▶ EXERCISE
For each line that holds "this", copy the line out.

─── EXTRACTED DATA ───

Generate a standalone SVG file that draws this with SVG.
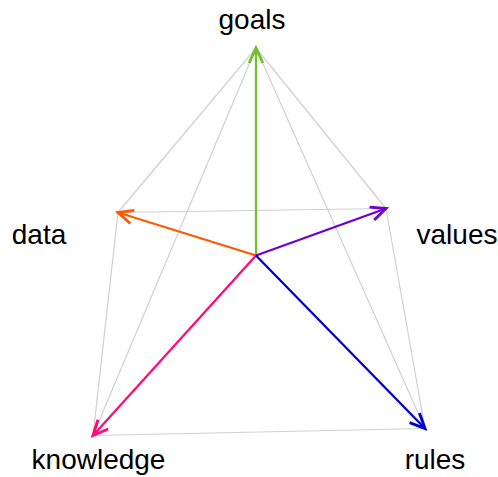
<svg xmlns="http://www.w3.org/2000/svg" width="498" height="477" viewBox="0 0 498 477">
<style>
.edge{stroke:#d0d0d0;stroke-width:1.2;fill:none}
.arr{stroke-width:2.3;fill:none}
.lbl{font-family:"Liberation Sans",Arial,sans-serif;font-size:28px;fill:#000;text-anchor:middle}
</style>
<defs>
<marker id="mg" markerUnits="userSpaceOnUse" orient="auto" markerWidth="20" markerHeight="20" refX="0" refY="0" viewBox="-14 -8 16 16" overflow="visible"><path d="M-12,-5.5 L0,0 L-12,5.5" fill="none" stroke="#73c02a" stroke-width="2.3"/></marker>
<marker id="mo" markerUnits="userSpaceOnUse" orient="auto" markerWidth="20" markerHeight="20" refX="0" refY="0" viewBox="-14 -8 16 16" overflow="visible"><path d="M-12,-5.5 L0,0 L-12,5.5" fill="none" stroke="#ff5a00" stroke-width="2.3"/></marker>
<marker id="mp" markerUnits="userSpaceOnUse" orient="auto" markerWidth="20" markerHeight="20" refX="0" refY="0" viewBox="-14 -8 16 16" overflow="visible"><path d="M-12,-5.5 L0,0 L-12,5.5" fill="none" stroke="#7000d0" stroke-width="2.3"/></marker>
<marker id="mk" markerUnits="userSpaceOnUse" orient="auto" markerWidth="20" markerHeight="20" refX="0" refY="0" viewBox="-14 -8 16 16" overflow="visible"><path d="M-12,-5.5 L0,0 L-12,5.5" fill="none" stroke="#ff0a78" stroke-width="2.3"/></marker>
<marker id="mb" markerUnits="userSpaceOnUse" orient="auto" markerWidth="20" markerHeight="20" refX="0" refY="0" viewBox="-14 -8 16 16" overflow="visible"><path d="M-12,-5.5 L0,0 L-12,5.5" fill="none" stroke="#0000cc" stroke-width="2.3"/></marker>
</defs>
<g id="connectors">
<line class="edge" x1="256" y1="48" x2="118" y2="212.5"/>
<line class="edge" x1="256" y1="48" x2="386" y2="208.5"/>
<line class="edge" x1="256" y1="48" x2="93" y2="435.5"/>
<line class="edge" x1="256" y1="48" x2="425" y2="428.5"/>
<line class="edge" x1="118" y1="212.5" x2="386" y2="208.5"/>
<line class="edge" x1="118" y1="212.5" x2="93" y2="435.5"/>
<line class="edge" x1="386" y1="208.5" x2="425" y2="428.5"/>
<line class="edge" x1="93" y1="435.5" x2="425" y2="428.5"/>
<line class="arr" stroke="#73c02a" x1="256" y1="255.5" x2="256" y2="48" marker-end="url(#mg)"/>
<line class="arr" stroke="#ff5a00" x1="256" y1="255.5" x2="118" y2="212.5" marker-end="url(#mo)"/>
<line class="arr" stroke="#7000d0" x1="256" y1="255.5" x2="386" y2="208.5" marker-end="url(#mp)"/>
<line class="arr" stroke="#ff0a78" x1="256" y1="255.5" x2="93" y2="435.5" marker-end="url(#mk)"/>
<line class="arr" stroke="#0000cc" x1="256" y1="255.5" x2="425" y2="428.5" marker-end="url(#mb)"/>
</g>
<g id="goals"><text class="lbl" x="252" y="29">goals</text></g>
<g id="data"><text class="lbl" x="39" y="244">data</text></g>
<g id="values"><text class="lbl" x="457" y="244">values</text></g>
<g id="knowledge"><text class="lbl" x="98.5" y="469">knowledge</text></g>
<g id="rules"><text class="lbl" x="435" y="469">rules</text></g>
</svg>
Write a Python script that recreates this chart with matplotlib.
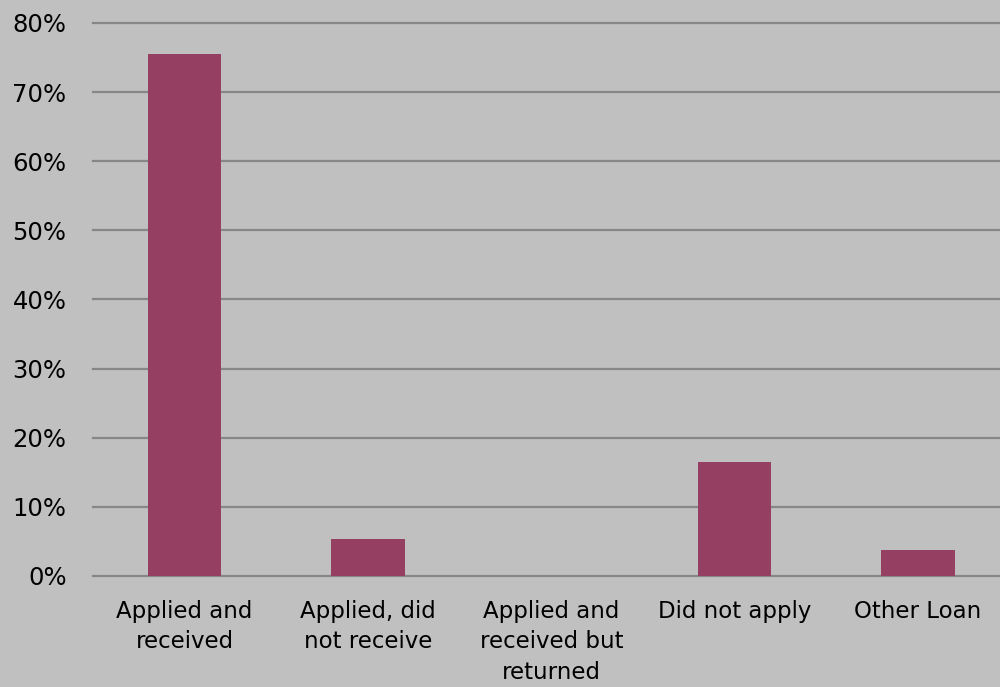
import matplotlib
matplotlib.use("Agg")
import matplotlib.pyplot as plt
from matplotlib.ticker import FuncFormatter

categories = ["Applied and\nreceived", "Applied, did\nnot receive",
              "Applied and\nreceived but\nreturned", "Did not apply", "Other Loan"]
values = [75.5, 5.3, 0.0, 16.5, 3.8]
yticks = [0, 10, 20, 30, 40, 50, 60, 70, 80]

bg = "#c0c0c0"
bar_color = "#953f63"
grid_color = "#878787"

plt.rcParams['font.family'] = ['DejaVu Sans']
fig = plt.figure(figsize=(10, 6.87), dpi=100, facecolor=bg)
ax = fig.add_axes([0.093, 0.1616, 0.9166, 0.805])
ax.set_facecolor(bg)

x = list(range(len(categories)))
ax.bar(x, values, width=0.40, color=bar_color, zorder=3)

ax.set_xlim(-0.5, len(categories) - 0.5)
ax.set_ylim(0, 80)
ax.set_yticks(yticks)
ax.yaxis.set_major_formatter(FuncFormatter(lambda v, p: f"{int(v)}%"))
ax.set_xticks(x)
ax.set_xticklabels(categories, fontsize=16.5, linespacing=1.4)
ax.tick_params(axis='y', labelsize=17.5, length=0, pad=19)
ax.tick_params(axis='x', length=0, pad=17.5)

ax.grid(axis='y', color=grid_color, linewidth=1.6, zorder=0)
ax.grid(axis='x', visible=False)
for gl in ax.get_ygridlines():
    gl.set_clip_on(False)
for s in ax.spines.values():
    s.set_visible(False)

fig.savefig("out.png", dpi=100, facecolor=bg)
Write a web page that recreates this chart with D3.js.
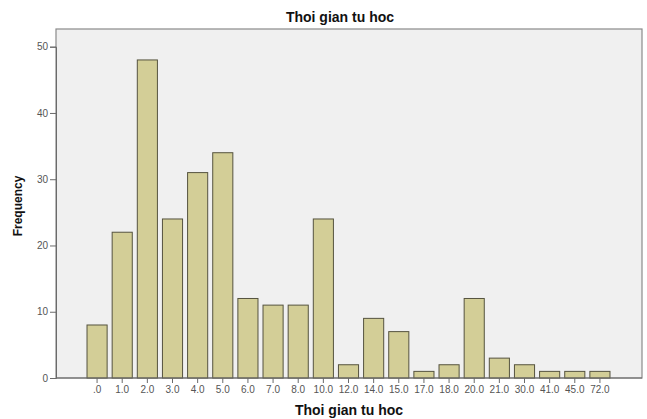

───

▶ EXERCISE RESULT
Generate a standalone SVG file that draws this with SVG.
Write a Python script that recreates this chart with matplotlib.
Write a web page that recreates this chart with D3.js.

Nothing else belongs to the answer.